• _Your goal_: Collect each line containing "Give".

══════════

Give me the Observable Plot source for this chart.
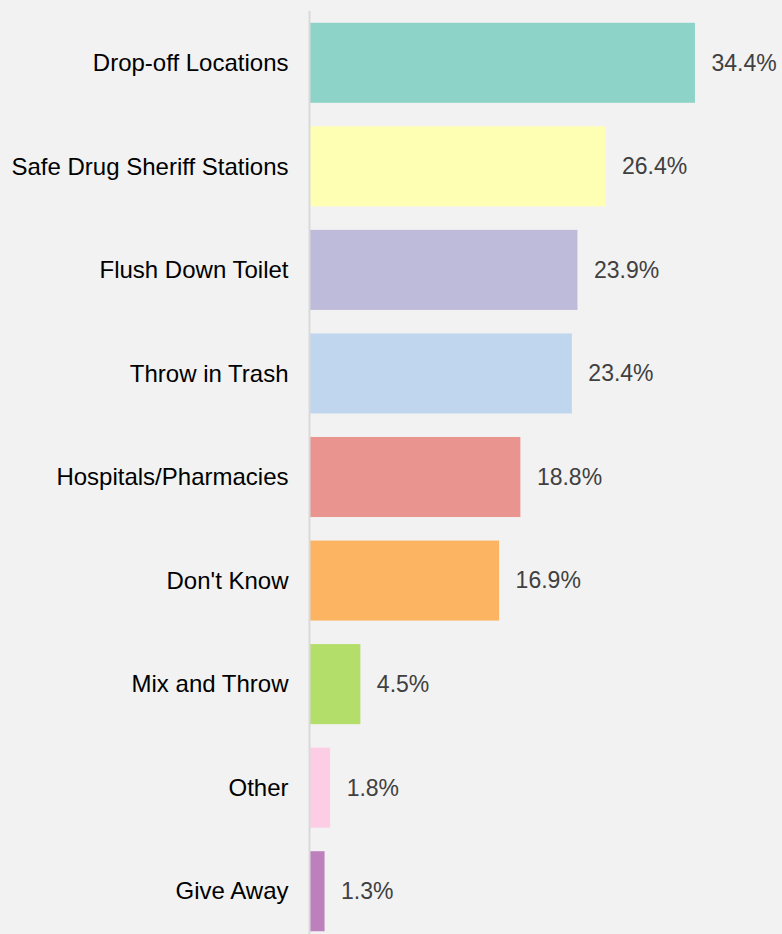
<!DOCTYPE html>
<html>
<head>
<meta charset="utf-8">
<script src="https://cdn.jsdelivr.net/npm/d3@7"></script>
<script src="https://cdn.jsdelivr.net/npm/@observablehq/plot@0.6"></script>
<style>
  html, body { margin: 0; padding: 0; background: #f2f2f2; overflow: hidden; }
  #chart svg { display: block; }
</style>
</head>
<body>
<div id="chart"></div>
<script>
const categories = [
  "Drop-off Locations",
  "Safe Drug Sheriff Stations",
  "Flush Down Toilet",
  "Throw in Trash",
  "Hospitals/Pharmacies",
  "Don't Know",
  "Mix and Throw",
  "Other",
  "Give Away"
];
const values = [34.4, 26.4, 23.9, 23.4, 18.8, 16.9, 4.5, 1.8, 1.3];
const valueLabels = ["34.4%", "26.4%", "23.9%", "23.4%", "18.8%", "16.9%", "4.5%", "1.8%", "1.3%"];
const colors = ["#8dd3c7", "#ffffb3", "#bebada", "#bfd6ee", "#e9948f", "#fdb462", "#b3de69", "#fccde5", "#bc80bd"];

const data = categories.map((c, i) => ({category: c, value: values[i], label: valueLabels[i], color: colors[i]}));

const chart = Plot.plot({
  width: 782,
  height: 943,
  marginLeft: 310,
  marginRight: 2,
  marginTop: 11,
  marginBottom: 0,
  style: {background: "#f2f2f2", fontFamily: "Arial, 'Liberation Sans', sans-serif"},
  x: {domain: [0, 42], axis: null},
  y: {domain: categories, paddingInner: 0.227, paddingOuter: 0.1135, round: false, label: null},
  marks: [
    Plot.barX(data, {y: "category", x: "value", fill: "color"}),
    Plot.ruleX([0], {stroke: "#d9d9d9", strokeWidth: 2, dx: -1}),
    Plot.text(data, {y: "category", x: "value", text: "label", textAnchor: "start", dx: 16, fill: "#404040", fontSize: 23}),
    Plot.axisY({tickSize: 0, tickPadding: 22, fontSize: 24, color: "#000", label: null})
  ]
});
document.getElementById("chart").appendChild(chart);
</script>
</body>
</html>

══════════

• _Exercise solution_:
Give me the Observable Plot source for this chart.
  "Give Away"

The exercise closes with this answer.